In tutto questo, la discriminazione della donna costituisce la matrice fondante il modello patriarcale; e le conquiste ottenute dal movimento femminista in tutto il mondo (conquiste, non va dimenticato, senza le quali la moderna società capitalista e i suoi modelli di produzione sarebbero già crollati su se stessi) hanno costituito il detonatore del cambiamento.

La discriminazione della donna costituisce infatti la pietra angolare che sostiene l’edificio del patriarcato; che, sulla discriminazione come metodo connaturato alla sua natura verticistica e gerarchica, si fonda.

Ogni altra battaglia, per ogni altra identità discriminata, che pure va condotta, ne deriva.

La battaglia femminista costituisce la chiave di volta per vincere la guerra contro ogni discriminazione, contro la discriminazione come metodo di organizzazione della vita: nel mentre, si vincono battaglie mai risolutive; utili a sfiancare l’avversario che si annida, culturalmente, in ognuno di noi.

Ben vengano, dunque, tutti gli uomini del mondo a fianco delle donne, per questa battaglia: ma non servirà fintantoché gli uomini lotteranno (si fa per dire) “per i diritti delle donne”, pensando di rinunciare eroicamente a proprie posizioni di forza in nome della giustizia.

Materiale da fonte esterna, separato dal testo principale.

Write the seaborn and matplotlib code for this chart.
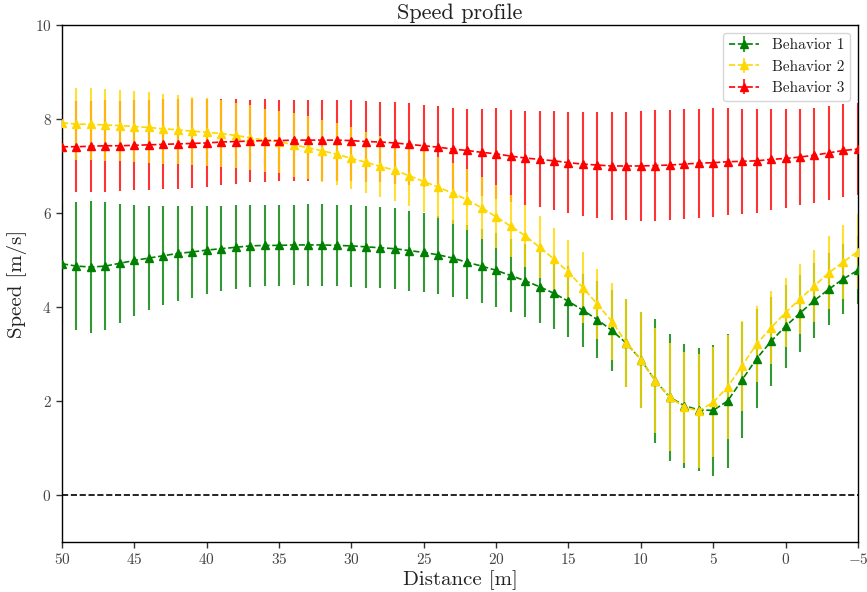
import matplotlib
matplotlib.use("Agg")
import matplotlib.pyplot as plt
import seaborn as sns
from matplotlib.colors import to_rgba

# Distance to the reference point [m], from 50 m down to -5 m
distance = [50, 49, 48, 47, 46, 45, 44, 43, 42, 41, 40, 39, 38, 37, 36, 35, 34, 33, 32, 31,
            30, 29, 28, 27, 26, 25, 24, 23, 22, 21, 20, 19, 18, 17, 16, 15, 14, 13, 12, 11,
            10, 9, 8, 7, 6, 5, 4, 3, 2, 1, 0, -1, -2, -3, -4, -5]

# Mean speed [m/s] per behavior
speed_b1 = [4.92, 4.87, 4.85, 4.87, 4.93, 4.99, 5.04, 5.09, 5.14, 5.17, 5.21, 5.24, 5.27, 5.30,
            5.31, 5.31, 5.32, 5.32, 5.32, 5.31, 5.30, 5.28, 5.26, 5.24, 5.20, 5.16, 5.11, 5.04,
            4.95, 4.87, 4.78, 4.67, 4.56, 4.43, 4.29, 4.12, 3.93, 3.73, 3.50, 3.23, 2.88, 2.43,
            2.08, 1.90, 1.81, 1.80, 2.00, 2.45, 2.90, 3.27, 3.59, 3.87, 4.14, 4.38, 4.60, 4.78]
speed_b2 = [7.92, 7.89, 7.89, 7.87, 7.86, 7.84, 7.82, 7.79, 7.77, 7.74, 7.72, 7.69, 7.65, 7.60,
            7.55, 7.52, 7.45, 7.39, 7.32, 7.25, 7.16, 7.08, 6.99, 6.91, 6.79, 6.67, 6.55, 6.42,
            6.28, 6.11, 5.92, 5.72, 5.52, 5.27, 5.02, 4.74, 4.41, 4.06, 3.69, 3.24, 2.88, 2.43,
            2.08, 1.87, 1.79, 1.97, 2.30, 2.75, 3.21, 3.56, 3.88, 4.17, 4.45, 4.73, 4.96, 5.18]
speed_b3 = [7.41, 7.41, 7.42, 7.43, 7.43, 7.44, 7.45, 7.46, 7.47, 7.48, 7.49, 7.51, 7.52, 7.53,
            7.54, 7.54, 7.55, 7.55, 7.55, 7.55, 7.54, 7.52, 7.51, 7.49, 7.46, 7.43, 7.40, 7.36,
            7.33, 7.29, 7.26, 7.21, 7.17, 7.14, 7.11, 7.07, 7.04, 7.02, 7.00, 7.00, 7.00, 7.01,
            7.02, 7.04, 7.06, 7.07, 7.09, 7.10, 7.11, 7.14, 7.16, 7.19, 7.23, 7.28, 7.33, 7.36]

# Standard deviation of speed [m/s] per behavior
std_b1 = [1.30, 1.37, 1.40, 1.37, 1.27, 1.19, 1.11, 1.05, 1.01, 0.97, 0.94, 0.91, 0.89, 0.87,
          0.86, 0.86, 0.86, 0.87, 0.87, 0.87, 0.88, 0.87, 0.86, 0.86, 0.85, 0.84, 0.83, 0.82,
          0.79, 0.79, 0.79, 0.78, 0.78, 0.78, 0.76, 0.76, 0.78, 0.82, 0.87, 0.93, 1.02, 1.32,
          1.35, 1.32, 1.31, 1.39, 1.42, 1.24, 1.06, 0.95, 0.88, 0.82, 0.79, 0.76, 0.75, 0.72]
std_b2 = [0.78, 0.77, 0.76, 0.77, 0.76, 0.75, 0.75, 0.74, 0.73, 0.72, 0.72, 0.71, 0.70, 0.69,
          0.67, 0.66, 0.68, 0.67, 0.66, 0.66, 0.66, 0.65, 0.65, 0.65, 0.65, 0.65, 0.65, 0.65,
          0.65, 0.66, 0.67, 0.66, 0.66, 0.66, 0.67, 0.69, 0.75, 0.75, 0.81, 0.94, 1.02, 1.12,
          1.15, 1.18, 1.22, 1.17, 1.10, 0.96, 0.81, 0.77, 0.73, 0.74, 0.76, 0.78, 0.79, 0.80]
std_b3 = [0.97, 0.97, 0.97, 0.98, 0.96, 0.96, 0.96, 0.96, 0.95, 0.94, 0.93, 0.92, 0.90, 0.88,
          0.88, 0.87, 0.86, 0.86, 0.86, 0.86, 0.86, 0.86, 0.86, 0.87, 0.87, 0.87, 0.88, 0.88,
          0.89, 0.93, 0.97, 0.98, 0.99, 1.02, 1.05, 1.08, 1.10, 1.12, 1.14, 1.15, 1.17, 1.18,
          1.18, 1.17, 1.16, 1.16, 1.14, 1.12, 1.10, 1.08, 1.06, 1.03, 1.01, 1.00, 0.98, 0.97]

labels = ["Behavior 1", "Behavior 2", "Behavior 3"]
colors = ["green", "gold", "red"]
# stacking of the translucent error bars: red lowest, yellow on top
bar_zorder = [1.2, 1.4, 1.1]

sns.set_theme(style="ticks")
plt.rcParams.update({
    "font.family": ["cmr10", "DejaVu Serif"],
    "mathtext.fontset": "cm",
    "axes.formatter.use_mathtext": True,
    "axes.unicode_minus": True,
    "axes.edgecolor": "black",
    "axes.linewidth": 1.0,
    "xtick.color": "#333333",
    "ytick.color": "#333333",
    "xtick.labelcolor": "#444444",
    "ytick.labelcolor": "#444444",
    "text.color": "#222222",
    "axes.labelcolor": "#222222",
})

fig = plt.figure(figsize=(8.67, 5.92), dpi=100)
ax = fig.add_axes([0.0715, 0.0845, 0.918, 0.8733])

series = [(speed_b1, std_b1), (speed_b2, std_b2), (speed_b3, std_b3)]
for (mean, std), color, label, zb in zip(series, colors, labels, bar_zorder):
    cont = ax.errorbar(distance, mean, yerr=std, color=color, ecolor=to_rgba(color, 0.8),
                       elinewidth=1.5, linestyle="--", linewidth=1.2, marker="^",
                       markersize=5.5, capsize=0, label=label, zorder=2.5)
    for bars in cont[2]:
        bars.set_zorder(zb)

ax.axhline(0, color="black", linestyle="--", linewidth=1.2)

ax.set_xlim(50, -5)
ax.set_ylim(-1, 10)
ax.set_xticks([50, 45, 40, 35, 30, 25, 20, 15, 10, 5, 0, -5])
ax.set_yticks([0, 2, 4, 6, 8, 10])
ax.tick_params(axis="both", labelsize=11, length=4, width=1, direction="out")

ax.set_title("Speed profile", fontsize=16, pad=4)
ax.set_xlabel("Distance [m]", fontsize=15, labelpad=2)
ax.set_ylabel("Speed [m/s]", fontsize=15, labelpad=6)

ax.legend(loc="upper right", fontsize=11, frameon=True, framealpha=0.8,
          edgecolor="#cccccc", fancybox=True)

fig.savefig("out.png", dpi=100)
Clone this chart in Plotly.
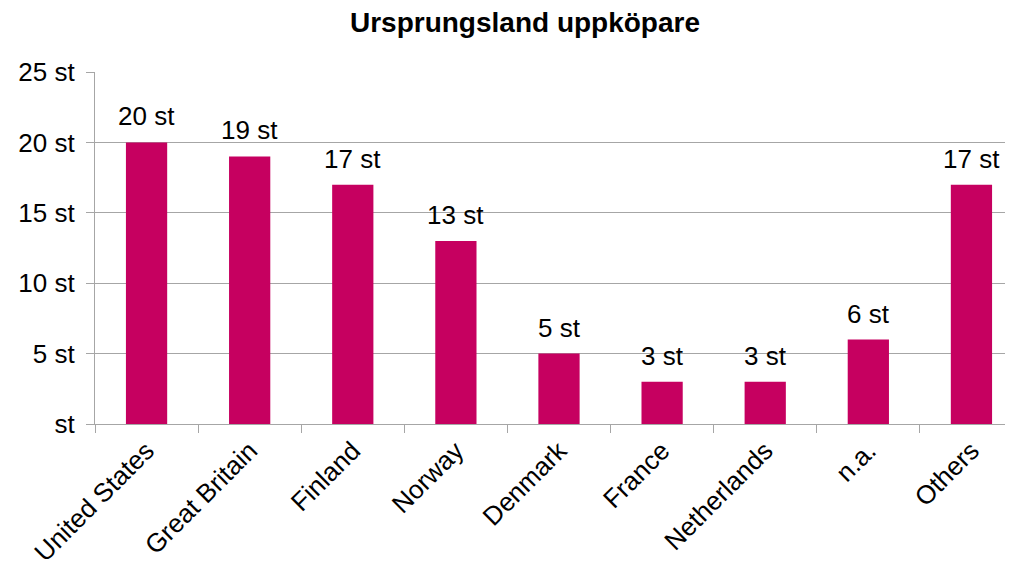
import plotly.graph_objects as go

categories = ["United States", "Great Britain", "Finland", "Norway", "Denmark",
              "France", "Netherlands", "n.a.", "Others"]
values = [20, 19, 17, 13, 5, 3, 3, 6, 17]
tick_values = [0, 5, 10, 15, 20, 25]
tick_labels = ["st", "5 st", "10 st", "15 st", "20 st", "25 st"]

font_family = "Liberation Sans, Arial, sans-serif"
W, H = 1030, 567
OFF = 8  # browser default body margin
PLOT_L, PLOT_R, PLOT_T, PLOT_B = 95, 1023, 72, 424  # screen coords of plot area

fig = go.Figure(go.Bar(
    x=categories,
    y=values,
    marker=dict(color="#C60060", line=dict(width=0)),
    hoverinfo="x+y",
))

for c, v in zip(categories, values):
    fig.add_annotation(x=c, y=v, text=f"{v} st", showarrow=False,
                       yanchor="bottom", yshift=9,
                       font=dict(size=26, color="#000000", family=font_family))

fig.update_layout(
    width=W, height=H,
    margin=dict(l=PLOT_L - OFF, r=W - (PLOT_R - OFF), t=PLOT_T - OFF, b=H - (PLOT_B - OFF)),
    paper_bgcolor="white", plot_bgcolor="white",
    bargap=0.6,
    showlegend=False,
    title=dict(text="<b>Ursprungsland uppköpare</b>", x=(525 - OFF) / W, xanchor="center",
               y=1 - (22 - OFF) / H, yanchor="middle",
               font=dict(size=28, color="#000000", family=font_family)),
    font=dict(family=font_family, color="#000000"),
)

fig.update_yaxes(
    range=[0, 25], tickvals=tick_values, ticktext=tick_labels,
    showgrid=True, gridcolor="#A6A6A6", gridwidth=1.3,
    showline=True, linecolor="#A6A6A6", linewidth=1.3,
    ticks="outside", ticklen=8, tickcolor="#A6A6A6", tickwidth=1.3,
    ticklabelstandoff=6,
    tickfont=dict(size=26, color="#000000", family=font_family),
    zeroline=False, automargin=False,
)
fig.update_xaxes(
    tickangle=-45, showline=True, linecolor="#A6A6A6", linewidth=1.3,
    ticks="outside", ticklen=8, tickcolor="#A6A6A6", tickwidth=1.3,
    tickson="boundaries",
    tickfont=dict(size=26, color="#000000", family=font_family),
    automargin=False,
)

fig.write_html("out.html")
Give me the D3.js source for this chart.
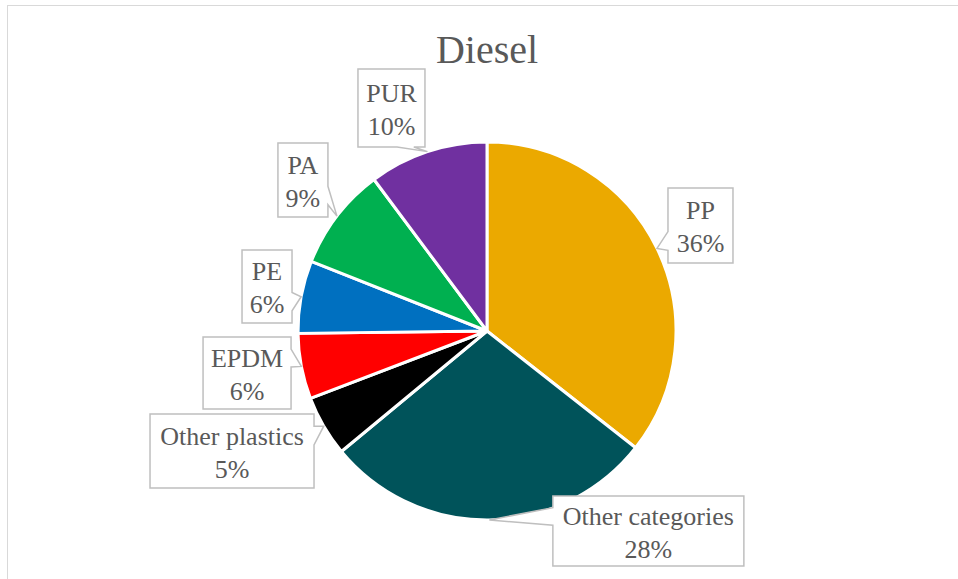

Quando vedremo organizzazioni maschili lottare per sé; per chiedere e ottenere il rispetto necessario alla <loro> vita sociale, affettiva, lavorativa; per chiedere di poter svolgere la loro funzione di padri; di compagni di qualcuno/a; per poter riportare il lavoro alla sua natura di strumento; anche di realizzazione personale, certo, ma che, dunque, non li schiavizzi: solo allora potremo vedere non solo l’eliminazione della violenza sulle donne ma, a discesa, l’eliminazione di ogni discriminazione. Il cambiamento del modello. Il solo reale cambiamento attraverso il quale la guerra sarà vinta.

Nel frattempo: la guerra è fatta di battaglie, che devono essere vinte.